By the time your band is “ready” for a clinician, whether it be a more experienced member of your staff or someone you bring in, it may be too late. A mentor can help you to nip undesired elements, maybe even some you of which you were not aware, in the bud. He or she can also make suggestions on pitfalls to avoid, ways to get information across more effectively, and so much more. Remember that your mentor knows how to address these issues most likely because he or she experienced them also.
Own Your Mistakes
A positive rehearsal atmosphere is one in which band members are not afraid to take risks because they understand that making mistakes and learning how we deal with them are part of the process.
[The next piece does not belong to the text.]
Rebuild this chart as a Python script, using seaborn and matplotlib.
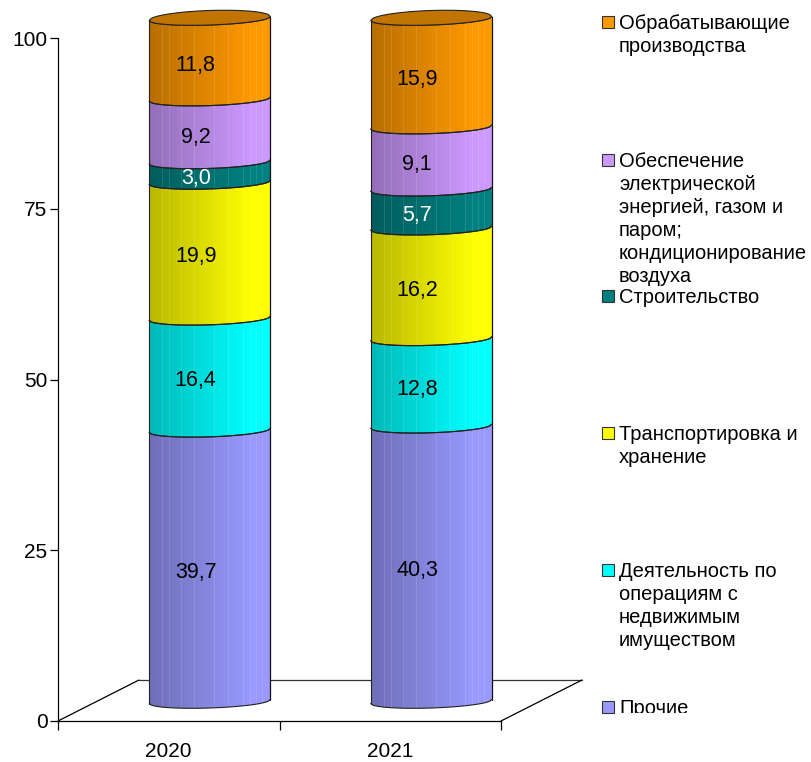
import numpy as np
import matplotlib
matplotlib.use("Agg")
import matplotlib.pyplot as plt
import seaborn as sns
from matplotlib.patches import Polygon, Rectangle
from matplotlib.path import Path
from matplotlib.transforms import Affine2D, Bbox, IdentityTransform

years = ["2020", "2021"]
prochie = [39.7, 40.3]
nedvizh = [16.4, 12.8]
transport = [19.9, 16.2]
stroit = [3.0, 5.7]
energy = [9.2, 9.1]
obrab = [11.8, 15.9]

series = [prochie, nedvizh, transport, stroit, energy, obrab]
colors = ["#9999FF", "#00FFFF", "#FFFF00", "#008080", "#CC99FF", "#FF9900"]
label_colors = ["black", "black", "black", "white", "black", "black"]

legend_labels = [
    "Обрабатывающие\nпроизводства",
    "Обеспечение\nэлектрической\nэнергией, газом и\nпаром;\nкондиционирование\nвоздуха",
    "Строительство",
    "Транспортировка и\nхранение",
    "Деятельность по\nоперациям с\nнедвижимым\nимуществом",
    "Прочие",
]
legend_colors = ["#FF9900", "#CC99FF", "#008080", "#FFFF00", "#00FFFF", "#9999FF"]
legend_y = [22, 160, 296, 433, 570, 707]

sns.set_theme(style="white")
plt.rcParams["font.family"] = ["Liberation Sans", "DejaVu Sans"]

W, H = 811, 762
fig = plt.figure(figsize=(W / 100, H / 100), dpi=100)
ax = fig.add_axes([58 / W, (H - 721) / H, 443 / W, 683 / H])
ax.patch.set_alpha(0)

BAR_W = 121 / 221.5
px_y = 100 / 683
bar_tr = ax.transData + Affine2D().translate(41, 19.5)
label_tr = ax.transData + Affine2D().translate(27, 13)
floor_tr = ax.transData + Affine2D().translate(81, 41)

# lighter facet lines of the cylinder, as fraction of its width
facets = [0.11, 0.17, 0.27, 0.38, 0.54, 0.66, 0.78, 0.84, 0.89, 0.94]


def shade_strip(color):
    rgb = np.array(matplotlib.colors.to_rgb(color))
    n = 121
    t = np.linspace(0, 1, n)
    k = 0.72 + 0.28 * np.clip(t / 0.85, 0, 1)
    strip = np.outer(k, rgb)
    for f in facets:
        i = int(f * n)
        strip[i] = strip[i] * 0.88 + 0.12
    return strip[np.newaxis, :, :]


def arc(cx, v, b=6.5, tilt=2.0, sign=1, n=60):
    u = np.linspace(-1, 1, n)
    down = sign * b * np.sqrt(1 - u**2) - u * tilt
    return np.column_stack([cx + u * BAR_W / 2, v - down * px_y])


bottoms = np.zeros(2)
for vals, col in zip(series, colors):
    n_before = len(ax.patches)
    sns.barplot(x=years, y=vals, bottom=bottoms, color=col, width=BAR_W,
                saturation=1, ax=ax, zorder=3)
    for p in ax.patches[n_before:]:
        x0, w = p.get_x(), p.get_width()
        y0, h = p.get_y(), p.get_height()
        cx = x0 + w / 2
        low, up = arc(cx, y0), arc(cx, y0 + h)
        verts = np.vstack([low, up[::-1], low[:1]])
        p.set_transform(bar_tr)
        p.set_linewidth(0)
        p.set_clip_box(fig.bbox)
        p.set_clip_path(Path(verts), bar_tr)
        im = ax.imshow(shade_strip(col), extent=(x0, x0 + w, y0 - 3, y0 + h + 3),
                       aspect="auto", interpolation="nearest", zorder=4)
        im.set_transform(bar_tr)
        im.set_clip_box(fig.bbox)
        im.set_clip_path(Path(verts), bar_tr)
        for line in (low, up):
            ax.plot(line[:, 0], line[:, 1], color="#222222", lw=0.8, transform=bar_tr,
                    zorder=5, clip_on=False)
        ax.plot([x0, x0], [low[0, 1], up[0, 1]], color="#222222", lw=0.8,
                transform=bar_tr, zorder=5, clip_on=False)
        ax.plot([x0 + w, x0 + w], [low[-1, 1], up[-1, 1]], color="#111111", lw=0.9,
                transform=bar_tr, zorder=5, clip_on=False)
    bottoms = bottoms + np.array(vals)

# top cap of the two cylinders
cap_rgb = np.array(matplotlib.colors.to_rgb(colors[-1])) * 0.76
for i in range(len(years)):
    front = arc(i, bottoms[i])
    back = arc(i, bottoms[i], b=8, sign=-1)
    ax.add_patch(Polygon(np.vstack([front, back[::-1]]), closed=True, facecolor=cap_rgb,
                         edgecolor="#222222", lw=0.8, transform=bar_tr,
                         zorder=6, clip_on=False))

# value labels
start = np.zeros(2)
for vals, lc in zip(series, label_colors):
    for i, v in enumerate(vals):
        ax.text(i, start[i] + v / 2, f"{v:.1f}".replace(".", ","), ha="center", va="center",
                fontsize=15.5, color=lc, transform=label_tr, zorder=7, clip_on=False)
    start = start + np.array(vals)

ax.set_xlim(-0.5, 1.5)
ax.set_ylim(0, 100)
ax.set_ylabel("")
ax.set_xlabel("")

# floor of the 3d box
ax.plot([-0.5, 1.5], [0, 0], color="#333333", lw=0.9, transform=floor_tr,
        zorder=1, clip_on=False)
for xp, yp in ax.transData.transform([(-0.5, 0), (1.5, 0)]):
    ax.plot([xp, xp + 81], [yp, yp + 41], color="black", lw=0.9,
            transform=IdentityTransform(), zorder=1, clip_on=False)

for s in ["top", "right"]:
    ax.spines[s].set_visible(False)
for s in ["left", "bottom"]:
    ax.spines[s].set_color("black")
    ax.spines[s].set_linewidth(0.9)

ax.set_yticks([0, 25, 50, 75, 100])
ax.tick_params(axis="y", left=True, length=6, width=0.9, color="black", labelsize=15,
               pad=1.5, labelcolor="black")
ax.set_xticks([-0.5, 0.5, 1.5], labels=[])
ax.set_xticks([0, 1], labels=years, minor=True)
ax.tick_params(axis="x", which="major", bottom=True, length=6.5, width=0.9, color="black")
ax.tick_params(axis="x", which="minor", bottom=False, length=0, labelsize=15, pad=15,
               labelcolor="black")

# legend: evenly spaced entries, the text hangs from the swatch line
for lab, col, yp in zip(legend_labels, legend_colors, legend_y):
    fig.add_artist(Rectangle((602 / W, 1 - (yp + 6) / H), 12 / W, 12 / H, facecolor=col,
                             edgecolor="#333333", lw=0.8, transform=fig.transFigure))
    t = fig.text(619 / W, 1 - (yp - 8) / H, lab, ha="left", va="top", fontsize=14.5,
                 color="black", linespacing=1.26)
    if lab == "Прочие":
        t.set_clip_on(True)
        t.set_clip_box(Bbox([[600, H - 713], [811, H - 690]]))

fig.savefig("out.png", dpi=100)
A mistake by the director, whether it be something as simple as a counting error or a bad decision that leads to bigger problems, is an opportunity to teach students how to handle errors. As the old adage goes, the first step to solving a problem is admitting that it exists.
There’s an old-school teaching adage that the teacher should not smile before Thanksgiving (or, if really hard core, Memorial Day). Personally, I feel that this is a recipe for disaster. While band members need to understand that the director is the authority figure in the room, they also need to see that director as being approachable.
The use of humor can be a wonderful release valve when things get tense or the rehearsal is not going well. One has to be careful not to “lose the students,” but hard work interrupted by occasional breaks is going to be more productive than a constant “nose to the grindstone” approach.
You don’t have to be “funny” to use humor. In my experience, bad jokes (or “Dad jokes”) are better than nothing.
Be mindful of sarcasm. I more than occasionally dabble in the sarcastic arts myself, so I’m not saying you can’t ever use it (the types of kids drawn to band tend to appreciate sarcasm), but the kids have to know that you care about them, and it can’t be negative or personal.